> **EXERCISE AIM**:
Please pull out every line that includes the string "this".

> **COLLECTED MATERIAL**:

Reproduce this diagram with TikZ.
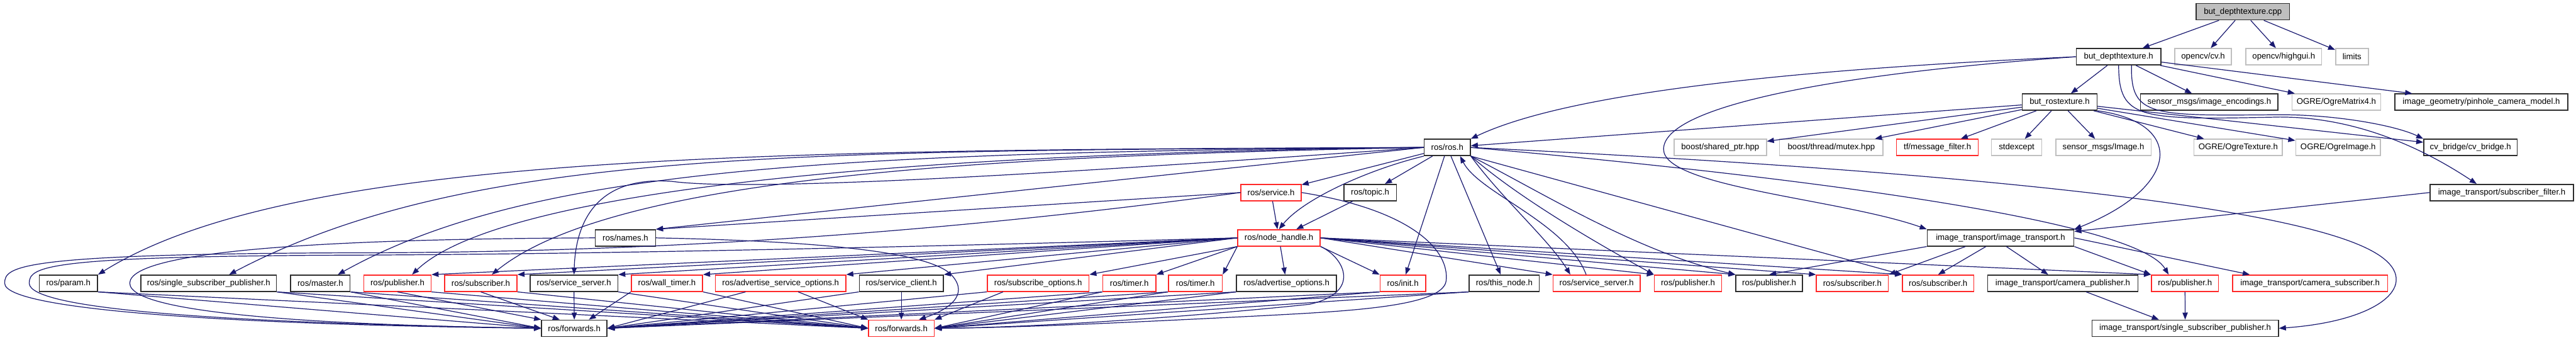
\documentclass[tikz,border=0pt]{standalone}
\usepackage{fontspec}
\setmainfont{Liberation Sans}
\usetikzlibrary{arrows.meta,calc}
\definecolor{navy}{RGB}{25,25,112}
\definecolor{grey75}{RGB}{191,191,191}
\definecolor{boxred}{RGB}{255,40,40}
\definecolor{boxblack}{RGB}{45,45,45}
\begin{document}
\begin{tikzpicture}[x=1pt,y=-1pt,
  nb/.style={draw=boxblack, line width=1.6pt, fill=white, minimum height=28pt, inner sep=0pt, font=\fontsize{14.2}{16}\selectfont},
  kb/.style={nb},
  rb/.style={nb, draw=boxred},
  gb/.style={nb, draw=grey75},
  e/.style={draw=navy, line width=1.3pt, -{Triangle[length=12pt,width=9pt]}},
  ]
\useasboundingbox (0,0) rectangle (4407,581);
% row 0
\node[nb, fill=grey75, minimum width=160pt] (cpp) at (3837,20) {but\_depthtexture.cpp};
% row 1
\node[kb, minimum width=145pt] (dh) at (3624.5,97) {but\_depthtexture.h};
\node[gb, minimum width=97pt] (cv) at (3769,97) {opencv/cv.h};
\node[gb, minimum width=130pt] (hg) at (3907,97) {opencv/highgui.h};
\node[gb, minimum width=56pt] (lim) at (4023.7,97) {limits};
% row 2
\node[kb, minimum width=128pt] (rt) at (3523.6,174.5) {but\_rostexture.h};
\node[kb, minimum width=235pt] (enc) at (3779.5,174.5) {sensor\_msgs/image\_encodings.h};
\node[gb, minimum width=152pt] (mat4) at (3997,174.5) {OGRE/OgreMatrix4.h};
\node[kb, minimum width=296pt] (pin) at (4245,174.5) {image\_geometry/pinhole\_camera\_model.h};
% row 3
\node[kb, minimum width=79pt] (ros) at (2476,252) {ros/ros.h};
\node[gb, minimum width=158pt] (shp) at (2943,252) {boost/shared\_ptr.hpp};
\node[gb, minimum width=177pt] (mtx) at (3133,252) {boost/thread/mutex.hpp};
\node[rb, minimum width=140pt] (tf) at (3314.5,252) {tf/message\_filter.h};
\node[gb, minimum width=86pt] (stde) at (3450,252) {stdexcept};
\node[gb, minimum width=163pt] (img) at (3598.5,252) {sensor\_msgs/Image.h};
\node[gb, minimum width=151pt] (otex) at (3829,252) {OGRE/OgreTexture.h};
\node[gb, minimum width=145pt] (oimg) at (4000,252) {OGRE/OgreImage.h};
\node[kb, minimum width=160pt] (cvb) at (4226.5,252) {cv\_bridge/cv\_bridge.h};
% row 4
\node[rb, minimum width=103pt] (srv) at (2174.5,329) {ros/service.h};
\node[kb, minimum width=90pt] (topic) at (2344,329) {ros/topic.h};
\node[kb, minimum width=245pt] (sf) at (4280,329) {image\_transport/subscriber\_filter.h};
% row 5
\node[kb, minimum width=103pt] (names) at (1070,406.5) {ros/names.h};
\node[rb, minimum width=141pt] (nh) at (2188,406.5) {ros/node\_handle.h};
\node[kb, minimum width=251pt] (it) at (3422.5,406.5) {image\_transport/image\_transport.h};
% row 6
\node[kb, minimum width=100pt] (param) at (117,484) {ros/param.h};
\node[kb, minimum width=232pt] (ssp) at (357,484) {ros/single\_subscriber\_publisher.h};
\node[kb, minimum width=102pt] (master) at (548,484) {ros/master.h};
\node[rb, minimum width=115pt] (pubA) at (680,484) {ros/publisher.h};
\node[rb, minimum width=124pt] (subA) at (822.5,484) {ros/subscriber.h};
\node[kb, minimum width=150pt] (ssA) at (982,484) {ros/service\_server.h};
\node[rb, minimum width=122pt] (wt) at (1141,484) {ros/wall\_timer.h};
\node[rb, minimum width=223pt] (aso) at (1335.5,484) {ros/advertise\_service\_options.h};
\node[kb, minimum width=144pt] (sc) at (1542,484) {ros/service\_client.h};
\node[rb, minimum width=174pt] (so) at (1776,484) {ros/subscribe\_options.h};
\node[rb, minimum width=91pt] (tmA) at (1932,484) {ros/timer.h};
\node[rb, minimum width=92pt] (tmB) at (2045,484) {ros/timer.h};
\node[kb, minimum width=171pt] (ao) at (2201,484) {ros/advertise\_options.h};
\node[rb, minimum width=78pt] (init) at (2400,484) {ros/init.h};
\node[kb, minimum width=120pt] (thn) at (2573.5,484) {ros/this\_node.h};
\node[rb, minimum width=149pt] (ssB) at (2731.5,484) {ros/service\_server.h};
\node[rb, minimum width=115pt] (pubB) at (2887.7,484) {ros/publisher.h};
\node[kb, minimum width=114pt] (pubC) at (3026.7,484) {ros/publisher.h};
\node[rb, minimum width=123pt] (subB) at (3169,484) {ros/subscriber.h};
\node[rb, minimum width=122pt] (subC) at (3315.7,484) {ros/subscriber.h};
\node[kb, minimum width=257pt] (cpub) at (3529,484) {image\_transport/camera\_publisher.h};
\node[rb, minimum width=115pt] (pubD) at (3738,484) {ros/publisher.h};
\node[rb, minimum width=265pt] (csub) at (3952,484) {image\_transport/camera\_subscriber.h};
% row 7
\node[kb, minimum width=112pt] (fwdK) at (982.5,561) {ros/forwards.h};
\node[rb, minimum width=112pt] (fwdR) at (1542,561) {ros/forwards.h};
\node[kb, minimum width=319pt] (issp) at (3738.4,561) {image\_transport/single\_subscriber\_publisher.h};

% ---- edges: root
\draw[e] (cpp) -- (dh);
\draw[e] (cpp) -- (cv);
\draw[e] (cpp) -- (hg);
\draw[e] (cpp) -- (lim);
% but_depthtexture.h
\draw[e] (dh) -- (rt);
\draw[e] (dh) -- (enc);
\draw[e] (dh) -- (mat4);
\draw[e] (dh) -- (pin);
\draw[e] (dh.west) .. controls (3150,115) and (2700,150) .. (ros.north east);
\draw[e] (dh.west) .. controls (3150,125) and (2846,180) .. (2846,255) .. controls (2846,320) and (3150,340) .. (it.north west);
\draw[e] (dh.south) .. controls (3625,205) and (3660,205) .. (3900,200) .. controls (4050,200) and (4170,270) .. ($(sf.north)+(-43,0)$);
\draw[e] ($(dh.south)+(22,0)$) .. controls (3645,200) and (3680,198) .. (3900,196) .. controls (4000,196) and (4100,215) .. (cvb.north west);
% but_rostexture.h
\draw[e] (rt) -- (ros);
\draw[e] (rt) -- (shp);
\draw[e] (rt) -- (mtx);
\draw[e] (rt) -- (tf);
\draw[e] (rt) -- (stde);
\draw[e] (rt) -- (img);
\draw[e] (rt) -- (otex);
\draw[e] (rt) -- (oimg);
\draw[e] (rt) -- (cvb);
\draw[e] (rt.south east) .. controls (3740,210) and (3730,320) .. (it.north east);
% ros/ros.h
\draw[e] (ros) -- (srv);
\draw[e] (ros) -- (topic);
\draw[e] (ros.south west) .. controls (2340,290) and (2230,340) .. (nh.north);
\draw[e] (srv) -- (nh);
\draw[e] (topic) -- (nh);
\draw[e] (ros.west) -- (names.north east);
\draw[e] (srv.west) -- (names.north east);
\draw[e] (ros) -- (init);
\draw[e] (ros) -- (thn);
\draw[e] (ros.west) .. controls (1300,256) and (500,262) .. (param.north east);
\draw[e] (ros.west) .. controls (1350,258) and (800,255) .. ($(ssp.north)+(35,0)$);
\draw[e] (ros.west) .. controls (1400,260) and (900,290) .. ($(master.north)+(30,0)$);
\draw[e] (ros.west) .. controls (1500,262) and (850,330) .. ($(pubA.north)+(25,0)$);
\draw[e] (ros.west) .. controls (1700,266) and (1050,300) .. ($(subA.north)+(19,0)$);
\draw[e] (ros.west) .. controls (1900,290) and (1300,330) .. (1150,310) .. controls (1020,300) and (985,380) .. (ssA.north);
\draw[e] (ros.south east) .. controls (2570,340) and (2650,410) .. ($(ssB.north)+(-45,0)$);
\draw[e] ($(ssB.north)+(-18,0)$) .. controls (2680,380) and (2530,330) .. ($(ros.south)+(22,0)$);
\draw[e] (ros.south east) .. controls (2600,340) and (2740,420) .. (pubB.north west);
\draw[e] (ros.south east) .. controls (2640,330) and (2800,430) .. (pubC.north west);
\draw[e] (ros.south east) -- (subC.north west);
\draw[e] (ros.east) .. controls (3000,295) and (3650,370) .. ($(pubD.north)+(-28,0)$);
\draw[e] (ros.east) .. controls (3200,285) and (3900,340) .. (4060,430) .. controls (4150,480) and (4080,548) .. (issp.east);
% ros/node_handle.h
\draw[e] (nh.west) -- (pubA.north east);
\draw[e] (nh.west) -- (subA.north east);
\draw[e] (nh.west) -- (ssA.north east);
\draw[e] (nh.west) -- (wt.north east);
\draw[e] (nh.west) -- (aso.north east);
\draw[e] (nh.west) -- (sc.north east);
\draw[e] (nh.south west) -- (so.north east);
\draw[e] (nh.south west) -- (tmA.north east);
\draw[e] (nh.south west) -- (tmB.north east);
\draw[e] (nh) -- (ao);
\draw[e] (nh.south east) -- (init.north west);
\draw[e] (nh.east) -- (ssB.north west);
\draw[e] (nh.east) -- (pubB.north west);
\draw[e] (nh.east) -- (pubC.north west);
\draw[e] (nh.east) -- (subB.north west);
\draw[e] (nh.east) -- (subC.north west);
\draw[e] (nh.east) -- (pubD.north west);
% loops to ros/forwards.h
\draw[e] (names.west) .. controls (600,408) and (222,425) .. (222,484) .. controls (222,540) and (600,556) .. (fwdK.west);
\draw[e] (nh.west) .. controls (1700,418) and (1100,434) .. (600,436) .. controls (80,438) and (50,455) .. (50,484) .. controls (50,530) and (400,552) .. (fwdK.west);
\draw[e] (srv.west) .. controls (1600,400) and (1100,432) .. (600,432) .. controls (30,434) and (8,455) .. (8,484) .. controls (8,530) and (400,555) .. (fwdK.west);
\draw[e] (names.east) .. controls (1400,412) and (1590,430) .. (1628,470) .. controls (1660,505) and (1620,530) .. ($(fwdR.north)+(30,0)$);
\draw[e] (nh.south east) .. controls (2300,440) and (2330,500) .. (2240,520) .. controls (2000,545) and (1750,560) .. (fwdR.east);
\draw[e] (srv.east) .. controls (2420,360) and (2480,430) .. (2474,480) .. controls (2468,525) and (2300,532) .. (2150,540) .. controls (1950,550) and (1750,560) .. (fwdR.east);
% row 6 to forwards
\draw[e] (param.south east) -- (fwdK.west);
\draw[e] (param.south east) -- (fwdR.west);
\draw[e] (ssp.south east) -- (fwdK.west);
\draw[e] (ssp.south east) -- (fwdR.west);
\draw[e] (master.south east) -- (fwdK.west);
\draw[e] (master.south east) -- (fwdR.west);
\draw[e] (pubA.south) -- (fwdK.north west);
\draw[e] (pubA.south east) -- (fwdR.west);
\draw[e] (subA.south) -- ($(fwdK.north)+(-25,0)$);
\draw[e] (subA.south east) -- (fwdR.west);
\draw[e] (ssA.south) -- (fwdK.north);
\draw[e] (ssA.south east) -- (fwdR.west);
\draw[e] (wt.south west) -- ($(fwdK.north)+(25,0)$);
\draw[e] (wt.south east) -- (fwdR.west);
\draw[e] ($(aso.south)+(-60,0)$) -- (fwdK.east);
\draw[e] ($(aso.south)+(30,0)$) -- (fwdR.north west);
\draw[e] (sc.south west) -- (fwdK.east);
\draw[e] (sc.south) -- (fwdR.north);
\draw[e] (so.south west) -- (fwdK.east);
\draw[e] ($(so.south)+(-60,0)$) -- (fwdR.north east);
\draw[e] (tmA.south west) -- (fwdK.east);
\draw[e] (tmA.south west) -- (fwdR.east);
\draw[e] (tmB.south west) -- (fwdK.east);
\draw[e] (tmB.south west) -- (fwdR.east);
\draw[e] (ao.south west) -- (fwdK.east);
\draw[e] (ao.south west) -- (fwdR.east);
\draw[e] (init.south west) -- (fwdK.east);
\draw[e] (init.south west) -- (fwdR.east);
\draw[e] (thn.south west) -- (fwdK.east);
\draw[e] (thn.south west) -- (fwdR.east);
% image_transport.h
\draw[e] (it.south west) -- (pubC.north);
\draw[e] ($(it.south)+(-60,0)$) -- (subB.north east);
\draw[e] ($(it.south)+(-25,0)$) -- (subC.north);
\draw[e] ($(it.south)+(10,0)$) -- ($(cpub.north)+(-25,0)$);
\draw[e] (it.south east) -- (pubD.north west);
\draw[e] (it.east) -- ($(csub.north west)+(30,0)$);
\draw[e] (sf.west) -- (it.5);
% single subscriber publisher
\draw[e] ($(cpub.south)+(40,0)$) -- ($(issp.north)+(-45,0)$);
\draw[e] (pubD) -- (issp);
\end{tikzpicture}
\end{document}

> **SOLUTION TO THE EXERCISE**:
Reproduce this diagram with TikZ.
\node[kb, minimum width=120pt] (thn) at (2573.5,484) {ros/this\_node.h};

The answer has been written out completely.